--- Start Data for this exercise ---
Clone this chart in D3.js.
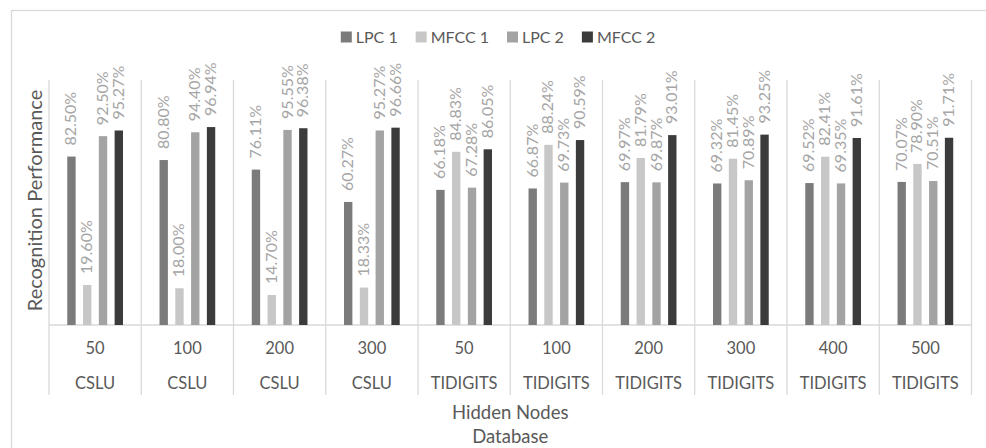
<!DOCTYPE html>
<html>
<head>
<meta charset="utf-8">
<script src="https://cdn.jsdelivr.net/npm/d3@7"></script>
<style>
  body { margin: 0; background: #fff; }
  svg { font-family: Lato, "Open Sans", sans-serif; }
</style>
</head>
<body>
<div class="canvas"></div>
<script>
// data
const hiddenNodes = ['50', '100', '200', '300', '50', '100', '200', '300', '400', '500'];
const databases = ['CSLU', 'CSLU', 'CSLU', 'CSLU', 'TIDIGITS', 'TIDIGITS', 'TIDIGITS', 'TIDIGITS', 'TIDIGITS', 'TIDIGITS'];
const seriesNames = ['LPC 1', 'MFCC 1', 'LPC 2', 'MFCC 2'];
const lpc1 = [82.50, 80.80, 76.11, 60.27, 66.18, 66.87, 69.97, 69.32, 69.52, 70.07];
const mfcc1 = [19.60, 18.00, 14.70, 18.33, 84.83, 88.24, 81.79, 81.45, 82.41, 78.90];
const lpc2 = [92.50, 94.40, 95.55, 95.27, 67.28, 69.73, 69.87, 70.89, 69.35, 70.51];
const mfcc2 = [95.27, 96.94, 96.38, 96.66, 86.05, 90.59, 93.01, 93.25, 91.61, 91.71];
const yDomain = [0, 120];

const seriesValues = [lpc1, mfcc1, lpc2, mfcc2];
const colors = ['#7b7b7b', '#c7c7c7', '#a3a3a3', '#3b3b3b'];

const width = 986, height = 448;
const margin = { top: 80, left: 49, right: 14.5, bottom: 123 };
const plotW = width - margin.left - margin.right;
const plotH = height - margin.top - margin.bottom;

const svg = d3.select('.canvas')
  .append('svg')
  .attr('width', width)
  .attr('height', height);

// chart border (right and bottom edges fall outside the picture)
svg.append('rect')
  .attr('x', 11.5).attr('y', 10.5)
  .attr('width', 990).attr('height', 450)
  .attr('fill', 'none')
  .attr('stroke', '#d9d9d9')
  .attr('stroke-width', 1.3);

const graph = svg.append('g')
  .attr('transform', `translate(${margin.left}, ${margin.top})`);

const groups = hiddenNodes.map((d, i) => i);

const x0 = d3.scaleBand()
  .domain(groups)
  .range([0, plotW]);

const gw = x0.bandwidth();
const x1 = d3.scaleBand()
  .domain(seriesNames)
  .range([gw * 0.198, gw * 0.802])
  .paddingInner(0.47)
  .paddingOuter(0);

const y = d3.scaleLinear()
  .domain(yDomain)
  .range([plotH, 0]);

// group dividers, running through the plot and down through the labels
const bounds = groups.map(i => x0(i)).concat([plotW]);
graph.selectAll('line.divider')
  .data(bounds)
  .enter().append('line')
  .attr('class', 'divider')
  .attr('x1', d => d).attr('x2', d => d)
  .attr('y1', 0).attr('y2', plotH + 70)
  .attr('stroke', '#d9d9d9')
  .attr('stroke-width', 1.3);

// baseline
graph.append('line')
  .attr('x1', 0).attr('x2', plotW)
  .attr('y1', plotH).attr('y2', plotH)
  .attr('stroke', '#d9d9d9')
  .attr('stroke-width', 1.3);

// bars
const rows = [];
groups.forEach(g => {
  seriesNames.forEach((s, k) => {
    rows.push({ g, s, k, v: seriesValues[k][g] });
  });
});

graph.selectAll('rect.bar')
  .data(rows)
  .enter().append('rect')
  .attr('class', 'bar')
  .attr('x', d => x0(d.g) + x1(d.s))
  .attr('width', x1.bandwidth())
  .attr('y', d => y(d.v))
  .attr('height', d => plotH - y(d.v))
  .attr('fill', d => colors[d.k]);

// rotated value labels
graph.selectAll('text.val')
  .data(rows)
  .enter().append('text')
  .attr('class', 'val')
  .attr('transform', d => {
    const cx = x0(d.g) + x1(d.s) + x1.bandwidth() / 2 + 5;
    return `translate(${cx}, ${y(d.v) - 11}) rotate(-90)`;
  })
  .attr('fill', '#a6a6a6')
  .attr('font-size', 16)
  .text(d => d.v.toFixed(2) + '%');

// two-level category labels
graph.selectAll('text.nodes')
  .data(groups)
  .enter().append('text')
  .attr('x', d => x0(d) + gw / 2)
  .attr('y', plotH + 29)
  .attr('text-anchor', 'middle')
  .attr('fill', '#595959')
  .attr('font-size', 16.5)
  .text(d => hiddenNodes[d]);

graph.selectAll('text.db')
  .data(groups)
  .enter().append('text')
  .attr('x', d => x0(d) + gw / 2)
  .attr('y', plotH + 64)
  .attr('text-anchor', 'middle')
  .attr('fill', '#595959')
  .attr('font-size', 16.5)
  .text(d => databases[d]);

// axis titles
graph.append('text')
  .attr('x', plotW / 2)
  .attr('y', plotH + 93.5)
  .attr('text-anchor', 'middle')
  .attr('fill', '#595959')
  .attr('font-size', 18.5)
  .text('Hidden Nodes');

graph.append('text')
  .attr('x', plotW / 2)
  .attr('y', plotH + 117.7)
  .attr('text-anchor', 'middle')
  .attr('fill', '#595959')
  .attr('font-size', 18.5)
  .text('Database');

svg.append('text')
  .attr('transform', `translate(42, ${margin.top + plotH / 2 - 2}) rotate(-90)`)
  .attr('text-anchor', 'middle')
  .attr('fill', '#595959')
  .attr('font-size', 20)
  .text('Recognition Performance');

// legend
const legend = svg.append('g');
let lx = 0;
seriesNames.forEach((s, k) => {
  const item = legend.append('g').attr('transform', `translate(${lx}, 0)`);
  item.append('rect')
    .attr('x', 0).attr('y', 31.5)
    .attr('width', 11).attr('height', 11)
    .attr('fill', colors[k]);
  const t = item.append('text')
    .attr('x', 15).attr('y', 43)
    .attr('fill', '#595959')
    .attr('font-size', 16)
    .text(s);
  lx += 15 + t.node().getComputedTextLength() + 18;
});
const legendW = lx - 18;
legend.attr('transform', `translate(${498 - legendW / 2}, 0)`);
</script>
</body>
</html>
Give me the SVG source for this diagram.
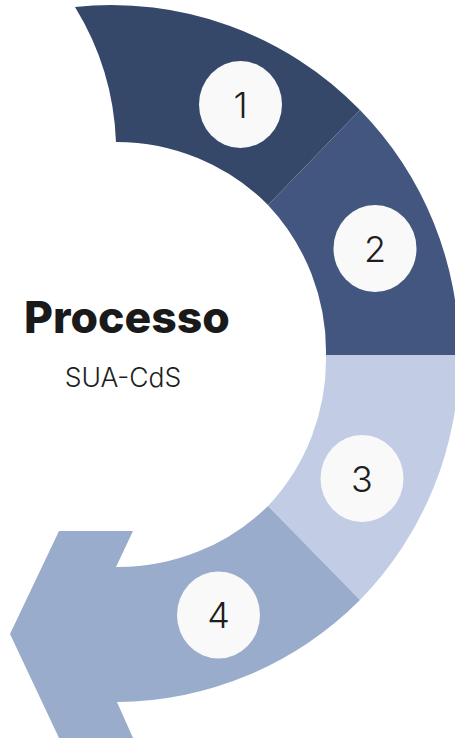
--- End Data for this exercise ---
--- Start Data for this exercise ---
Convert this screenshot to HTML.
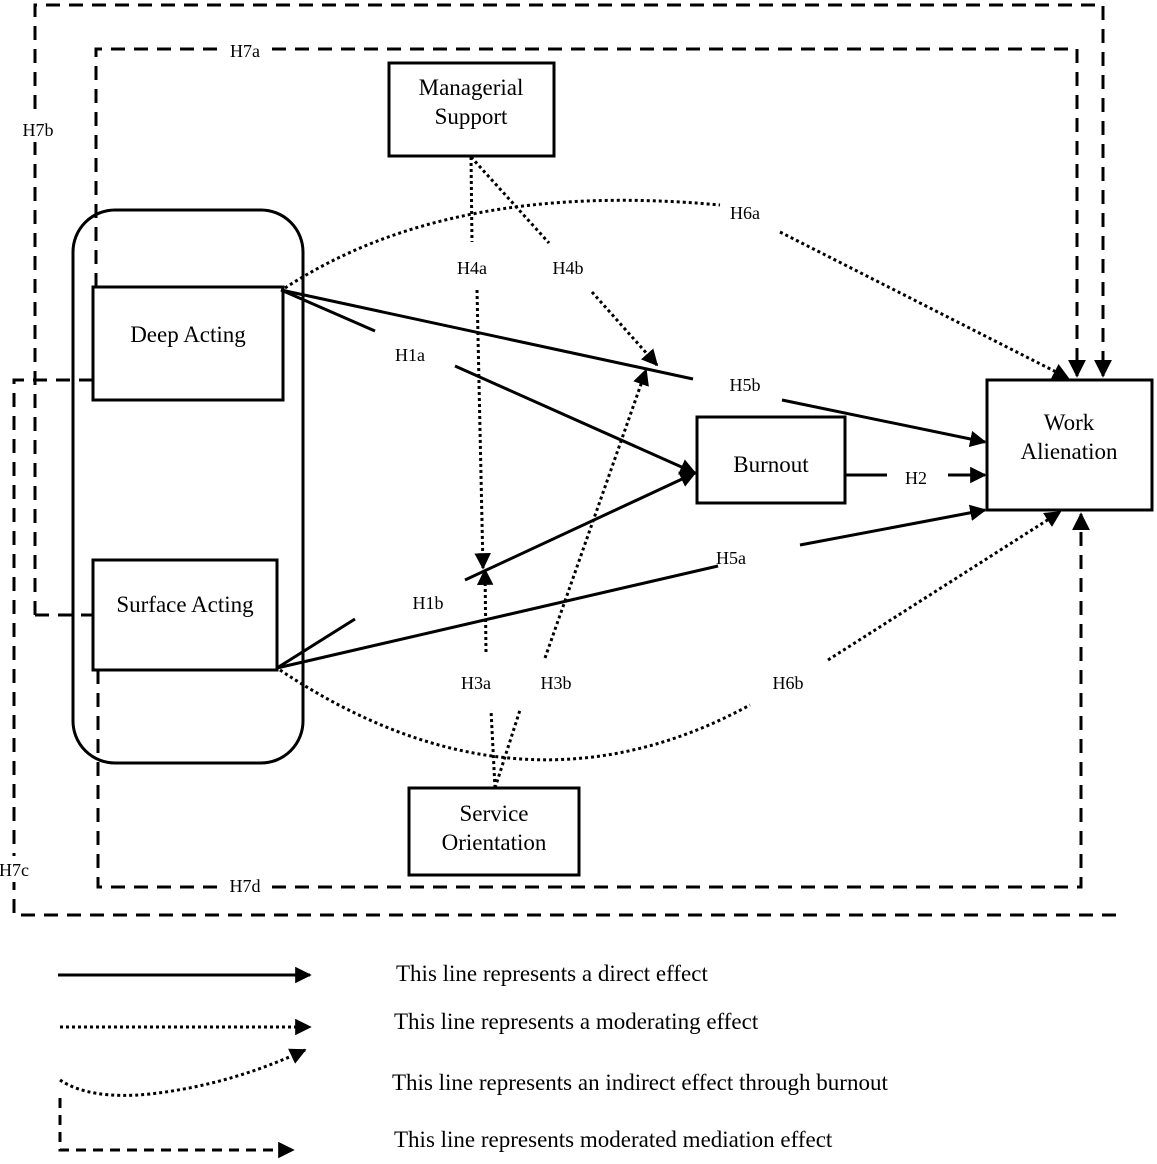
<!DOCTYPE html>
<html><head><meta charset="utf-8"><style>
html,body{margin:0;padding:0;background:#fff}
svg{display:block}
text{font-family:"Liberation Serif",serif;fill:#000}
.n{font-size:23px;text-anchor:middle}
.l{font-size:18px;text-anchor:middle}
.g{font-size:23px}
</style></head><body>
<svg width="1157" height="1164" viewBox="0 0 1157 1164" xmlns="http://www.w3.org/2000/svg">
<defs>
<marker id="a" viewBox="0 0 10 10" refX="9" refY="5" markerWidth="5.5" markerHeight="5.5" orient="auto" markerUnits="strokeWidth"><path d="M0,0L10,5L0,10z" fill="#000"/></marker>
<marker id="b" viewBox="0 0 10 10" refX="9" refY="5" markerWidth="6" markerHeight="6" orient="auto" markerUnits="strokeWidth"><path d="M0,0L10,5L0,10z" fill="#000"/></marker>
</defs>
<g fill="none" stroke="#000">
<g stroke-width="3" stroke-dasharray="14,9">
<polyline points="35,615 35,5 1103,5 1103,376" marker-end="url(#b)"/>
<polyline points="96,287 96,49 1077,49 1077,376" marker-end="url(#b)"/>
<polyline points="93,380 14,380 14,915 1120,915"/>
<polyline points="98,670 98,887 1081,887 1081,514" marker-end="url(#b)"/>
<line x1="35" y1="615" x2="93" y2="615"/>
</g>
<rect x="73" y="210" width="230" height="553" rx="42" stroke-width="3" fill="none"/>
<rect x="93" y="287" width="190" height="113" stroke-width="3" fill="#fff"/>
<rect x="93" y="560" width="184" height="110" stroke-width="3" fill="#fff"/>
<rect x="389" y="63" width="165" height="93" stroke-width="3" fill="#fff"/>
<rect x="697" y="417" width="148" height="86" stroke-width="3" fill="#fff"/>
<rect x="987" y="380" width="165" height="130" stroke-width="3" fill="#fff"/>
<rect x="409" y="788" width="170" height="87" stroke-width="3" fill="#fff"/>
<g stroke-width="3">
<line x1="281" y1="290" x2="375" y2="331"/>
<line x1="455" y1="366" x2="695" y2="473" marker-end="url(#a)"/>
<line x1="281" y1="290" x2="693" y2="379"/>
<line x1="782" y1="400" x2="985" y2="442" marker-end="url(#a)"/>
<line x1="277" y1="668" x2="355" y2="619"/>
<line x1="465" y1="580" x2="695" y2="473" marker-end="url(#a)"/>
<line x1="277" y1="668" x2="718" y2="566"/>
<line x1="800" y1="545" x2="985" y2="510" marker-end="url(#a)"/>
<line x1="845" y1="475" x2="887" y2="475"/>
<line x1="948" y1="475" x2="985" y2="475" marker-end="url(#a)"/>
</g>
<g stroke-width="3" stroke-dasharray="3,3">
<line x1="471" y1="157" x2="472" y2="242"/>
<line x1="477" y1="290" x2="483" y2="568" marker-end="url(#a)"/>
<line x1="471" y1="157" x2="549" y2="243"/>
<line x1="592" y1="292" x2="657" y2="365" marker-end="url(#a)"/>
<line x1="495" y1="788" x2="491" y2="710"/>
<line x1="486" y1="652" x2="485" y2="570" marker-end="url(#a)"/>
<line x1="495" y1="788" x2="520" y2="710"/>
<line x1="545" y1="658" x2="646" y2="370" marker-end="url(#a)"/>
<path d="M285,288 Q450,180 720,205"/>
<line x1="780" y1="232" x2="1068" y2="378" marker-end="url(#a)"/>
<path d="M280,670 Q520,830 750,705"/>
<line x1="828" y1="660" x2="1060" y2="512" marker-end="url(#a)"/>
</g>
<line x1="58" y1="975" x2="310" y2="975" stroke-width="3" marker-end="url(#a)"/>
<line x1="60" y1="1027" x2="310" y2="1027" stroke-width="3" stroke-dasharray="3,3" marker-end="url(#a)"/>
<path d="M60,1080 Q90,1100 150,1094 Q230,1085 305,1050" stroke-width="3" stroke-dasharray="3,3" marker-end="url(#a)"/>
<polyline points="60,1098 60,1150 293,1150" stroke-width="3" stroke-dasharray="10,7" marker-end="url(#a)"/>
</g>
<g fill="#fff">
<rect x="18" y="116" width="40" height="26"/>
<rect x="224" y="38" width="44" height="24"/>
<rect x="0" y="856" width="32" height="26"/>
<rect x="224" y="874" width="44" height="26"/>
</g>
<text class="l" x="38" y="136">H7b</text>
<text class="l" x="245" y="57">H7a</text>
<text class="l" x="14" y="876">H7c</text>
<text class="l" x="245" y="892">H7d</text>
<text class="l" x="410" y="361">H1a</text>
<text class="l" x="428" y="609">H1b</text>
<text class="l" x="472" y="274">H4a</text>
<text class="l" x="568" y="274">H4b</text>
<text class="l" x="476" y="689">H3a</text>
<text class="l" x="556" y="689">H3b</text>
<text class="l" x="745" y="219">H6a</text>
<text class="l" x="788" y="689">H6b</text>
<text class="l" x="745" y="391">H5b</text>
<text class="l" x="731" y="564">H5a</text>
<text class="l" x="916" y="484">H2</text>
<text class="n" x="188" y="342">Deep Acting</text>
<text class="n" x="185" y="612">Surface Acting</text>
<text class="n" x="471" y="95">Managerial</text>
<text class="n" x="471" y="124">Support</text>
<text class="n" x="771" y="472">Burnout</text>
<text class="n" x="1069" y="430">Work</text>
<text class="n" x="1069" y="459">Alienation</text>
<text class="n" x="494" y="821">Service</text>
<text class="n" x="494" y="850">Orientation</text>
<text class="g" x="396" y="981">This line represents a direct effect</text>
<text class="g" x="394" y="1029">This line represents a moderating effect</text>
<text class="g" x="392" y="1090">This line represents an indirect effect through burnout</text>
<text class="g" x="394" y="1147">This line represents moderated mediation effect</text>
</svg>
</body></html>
--- End Data for this exercise ---
--- Start Data for this exercise ---
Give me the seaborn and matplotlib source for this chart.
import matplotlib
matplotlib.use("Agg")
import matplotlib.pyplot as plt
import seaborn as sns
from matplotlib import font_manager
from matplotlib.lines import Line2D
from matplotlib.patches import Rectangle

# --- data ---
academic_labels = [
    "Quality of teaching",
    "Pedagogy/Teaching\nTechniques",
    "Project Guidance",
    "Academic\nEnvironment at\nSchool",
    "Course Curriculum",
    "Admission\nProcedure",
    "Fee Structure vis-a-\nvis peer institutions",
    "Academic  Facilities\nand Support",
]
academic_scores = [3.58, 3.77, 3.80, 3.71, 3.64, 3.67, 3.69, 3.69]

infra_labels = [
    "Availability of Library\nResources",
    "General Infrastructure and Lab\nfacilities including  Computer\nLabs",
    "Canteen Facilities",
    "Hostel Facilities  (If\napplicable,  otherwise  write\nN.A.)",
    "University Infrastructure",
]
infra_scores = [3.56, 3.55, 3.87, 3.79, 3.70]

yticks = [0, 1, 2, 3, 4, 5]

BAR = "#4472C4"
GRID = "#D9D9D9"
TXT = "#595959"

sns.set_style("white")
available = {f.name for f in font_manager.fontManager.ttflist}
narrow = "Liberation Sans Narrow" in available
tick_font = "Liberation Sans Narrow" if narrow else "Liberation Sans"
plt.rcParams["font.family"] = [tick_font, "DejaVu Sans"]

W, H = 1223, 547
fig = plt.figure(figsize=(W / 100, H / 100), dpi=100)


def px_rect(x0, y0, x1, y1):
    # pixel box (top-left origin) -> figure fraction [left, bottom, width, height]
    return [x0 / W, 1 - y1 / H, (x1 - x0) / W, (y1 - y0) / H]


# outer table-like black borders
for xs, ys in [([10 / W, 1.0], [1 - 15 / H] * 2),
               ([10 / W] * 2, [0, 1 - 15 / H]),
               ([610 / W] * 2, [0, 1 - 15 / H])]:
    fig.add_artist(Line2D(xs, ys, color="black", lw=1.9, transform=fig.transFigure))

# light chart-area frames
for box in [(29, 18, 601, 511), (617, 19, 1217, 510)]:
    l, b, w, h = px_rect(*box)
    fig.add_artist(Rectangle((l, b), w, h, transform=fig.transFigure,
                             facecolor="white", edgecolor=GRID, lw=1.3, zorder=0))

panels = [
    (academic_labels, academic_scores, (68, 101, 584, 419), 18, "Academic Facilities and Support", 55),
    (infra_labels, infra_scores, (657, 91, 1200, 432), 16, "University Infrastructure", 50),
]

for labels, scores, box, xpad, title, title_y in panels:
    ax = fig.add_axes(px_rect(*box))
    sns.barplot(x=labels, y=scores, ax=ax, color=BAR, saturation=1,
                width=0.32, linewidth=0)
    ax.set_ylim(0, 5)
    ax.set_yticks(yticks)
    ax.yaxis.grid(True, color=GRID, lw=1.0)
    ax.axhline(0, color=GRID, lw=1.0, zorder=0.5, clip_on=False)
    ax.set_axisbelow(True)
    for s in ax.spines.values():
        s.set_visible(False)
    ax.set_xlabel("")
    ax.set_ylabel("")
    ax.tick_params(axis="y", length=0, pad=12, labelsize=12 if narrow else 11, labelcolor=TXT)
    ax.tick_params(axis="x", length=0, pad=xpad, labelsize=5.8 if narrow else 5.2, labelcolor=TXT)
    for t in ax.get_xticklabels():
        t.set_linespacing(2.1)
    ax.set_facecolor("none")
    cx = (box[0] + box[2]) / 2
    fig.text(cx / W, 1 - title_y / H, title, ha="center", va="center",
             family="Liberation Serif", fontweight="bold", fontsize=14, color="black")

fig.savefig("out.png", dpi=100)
--- End Data for this exercise ---
§ **What to work on**: Using the data above, copy exactly the lines from the one containing "Clone this chart in D3.js." to the one containing "const colors = ['#7b7b7b', '#c7c7c7', '#a3a3a3', '#3b3b3b'];", inclusive. Exclude the pictures.

§ **Task result**:
Clone this chart in D3.js.
<!DOCTYPE html>
<html>
<head>
<meta charset="utf-8">
<script src="https://cdn.jsdelivr.net/npm/d3@7"></script>
<style>
  body { margin: 0; background: #fff; }
  svg { font-family: Lato, "Open Sans", sans-serif; }
</style>
</head>
<body>
<div class="canvas"></div>
<script>
// data
const hiddenNodes = ['50', '100', '200', '300', '50', '100', '200', '300', '400', '500'];
const databases = ['CSLU', 'CSLU', 'CSLU', 'CSLU', 'TIDIGITS', 'TIDIGITS', 'TIDIGITS', 'TIDIGITS', 'TIDIGITS', 'TIDIGITS'];
const seriesNames = ['LPC 1', 'MFCC 1', 'LPC 2', 'MFCC 2'];
const lpc1 = [82.50, 80.80, 76.11, 60.27, 66.18, 66.87, 69.97, 69.32, 69.52, 70.07];
const mfcc1 = [19.60, 18.00, 14.70, 18.33, 84.83, 88.24, 81.79, 81.45, 82.41, 78.90];
const lpc2 = [92.50, 94.40, 95.55, 95.27, 67.28, 69.73, 69.87, 70.89, 69.35, 70.51];
const mfcc2 = [95.27, 96.94, 96.38, 96.66, 86.05, 90.59, 93.01, 93.25, 91.61, 91.71];
const yDomain = [0, 120];

const seriesValues = [lpc1, mfcc1, lpc2, mfcc2];
const colors = ['#7b7b7b', '#c7c7c7', '#a3a3a3', '#3b3b3b'];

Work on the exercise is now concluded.